AT&T Seeks a “Regulatory-Lite” Path to Deregulated, All-IP Networks

The National Broadband Plan viewed the transition to all-IP networks as a critical step to nationwide broadband deployment.

The National Broadband Plan viewed the transition to all-IP networks as a critical step to nationwide broadband deployment. Local wireline networks have lagged in this transition. In its “Petition to Launch A Proceeding Concerning the TDM-to-IP Transition” filed on November 7, 2012, AT&T requests the FCC grant local exchange carriers the option to conduct “trial runs of the transition to next-generation services, including the retirement of . . . [TDM] facilities and offerings and their replacement with IP-based alternatives.” AT&T is looking to eliminate regulations it believes impede this transition or extend legacy telecom regulation to the all-IP services environment. On the same date, AT&T announced “Project Velocity IP”, a series of multi-billion dollar investments intended to deliver broadband (either wireline or wireless) to all customers served by its legacy local telephone networks.

In many respects, AT&T is looking for deregulation (classifying most, if not all, IP services as information services, not extending carrier interconnection obligations to IP services, etc.) and preemption of state regulation, including carrier of last resort (“COLR”) obligations.
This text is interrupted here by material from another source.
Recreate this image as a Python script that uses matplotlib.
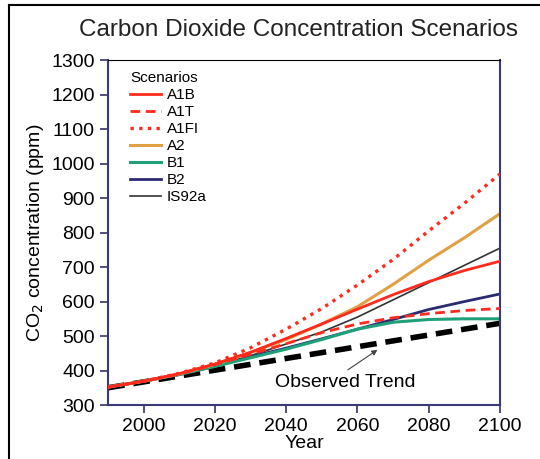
import matplotlib.pyplot as plt
from matplotlib.lines import Line2D

plt.rcParams['font.family'] = ['Liberation Sans', 'DejaVu Sans']

# data (ppm)
years = [1990, 2000, 2010, 2020, 2030, 2040, 2050, 2060, 2070, 2080, 2090, 2100]
a1b = [352, 369, 391, 419, 453, 493, 535, 578, 620, 658, 690, 717]
a1t = [352, 369, 390, 417, 447, 478, 510, 535, 553, 565, 574, 580]
a1fi = [352, 369, 392, 422, 466, 520, 580, 648, 722, 805, 885, 970]
a2 = [352, 369, 390, 418, 452, 490, 535, 585, 650, 720, 785, 855]
b1 = [352, 369, 389, 412, 437, 462, 490, 520, 540, 548, 550, 550]
b2 = [352, 369, 388, 412, 440, 465, 492, 520, 548, 577, 600, 622]
is92a = [352, 369, 389, 414, 443, 477, 512, 555, 605, 655, 705, 755]
observed = [350, 367, 384, 401, 418, 435, 452, 469, 486, 503, 520, 537]

red = '#ff2b1c'
fig = plt.figure(figsize=(5.4, 4.59), dpi=100)
ax = fig.add_axes([0.2, 0.1176, 0.726, 0.7514])

ax.plot(years, observed, color='black', lw=4, ls=(0, (3, 1.6)), zorder=1)
ax.plot(years, is92a, color='#333333', lw=1.2, label='IS92a', zorder=2)
ax.plot(years, b2, color='#2b2b72', lw=2, label='B2', zorder=2)
ax.plot(years, b1, color='#1fa07a', lw=2.2, label='B1', zorder=2)
ax.plot(years, a2, color='#e0a144', lw=2.2, label='A2', zorder=2)
ax.plot(years, a1fi, color=red, lw=2.4, ls=(0, (1, 1.6)), label='A1FI', zorder=3)
ax.plot(years, a1t, color=red, lw=2, ls=(0, (3.5, 2)), label='A1T', zorder=3)
ax.plot(years, a1b, color=red, lw=2, label='A1B', zorder=3)

ax.set_xlim(1990, 2100)
ax.set_ylim(300, 1300)
ax.set_xticks([2000, 2020, 2040, 2060, 2080, 2100])
ax.set_yticks(range(300, 1301, 100))
ax.tick_params(direction='out', length=6, width=1.2, labelsize=14, color='#333366')

for side in ['left', 'bottom', 'right']:
    ax.spines[side].set_color('#3a3a78')
    ax.spines[side].set_linewidth(1.5)
ax.spines['top'].set_color('black')

ax.set_xlabel('Year', fontsize=14, labelpad=0)
ax.set_ylabel('CO$_2$ concentration (ppm)', fontsize=14, labelpad=4)
fig.text(0.553, 0.935, 'Carbon Dioxide Concentration Scenarios', fontsize=17.5,
         ha='center', va='center', color='#222222')

handles, labels = ax.get_legend_handles_labels()
order = ['A1B', 'A1T', 'A1FI', 'A2', 'B1', 'B2', 'IS92a']
hl = dict(zip(labels, handles))
leg = ax.legend([hl[k] for k in order], order, title='Scenarios', loc='upper left',
                frameon=False, fontsize=11, title_fontsize=11, handlelength=2.0,
                handletextpad=0.4, labelspacing=0.2, borderaxespad=0.3,
                alignment='left', bbox_to_anchor=(0.03, 1.0))

ax.text(2056.5, 365, 'Observed Trend', fontsize=14, ha='center', va='center')
ax.annotate('', xy=(2065.6, 460), xytext=(2057.3, 402),
            arrowprops=dict(arrowstyle='-|>', color='#444444', lw=0.8,
                            shrinkA=0, shrinkB=0, mutation_scale=8))

# frame lines of the clipped page
fig.add_artist(Line2D([0.017, 0.017], [0.0, 0.99], color='black', lw=1.5))
fig.add_artist(Line2D([0.017, 1.0], [0.99, 0.99], color='black', lw=1.5))

fig.savefig('out.png', dpi=100)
A more conservative proposal for regulatory flexibility to support the migration to all-IP networks for local exchange carriers was offered by the National Telecommunications Communications Association. The two petitions diverge on multiple points, including interconnection obligations of ILECs with regard to IP traffic.

Not surprisingly, most competitors to AT&T (for local and interexchange services) opposed multiple aspects of its proposal. The adverse impact of a rapid migration to an all-IP network on the Nation’s air traffic control network was highlighted by Harris Corporation. Verizon offered vigorous support for AT&T’s petition. A large corporate user group opposed AT&T’s deregulatory proposals, arguing that AT&T and other price cap ILECs remain dominant in the local exchange and access services markets. Sprint supported the more measured suggestions offered by NTCA.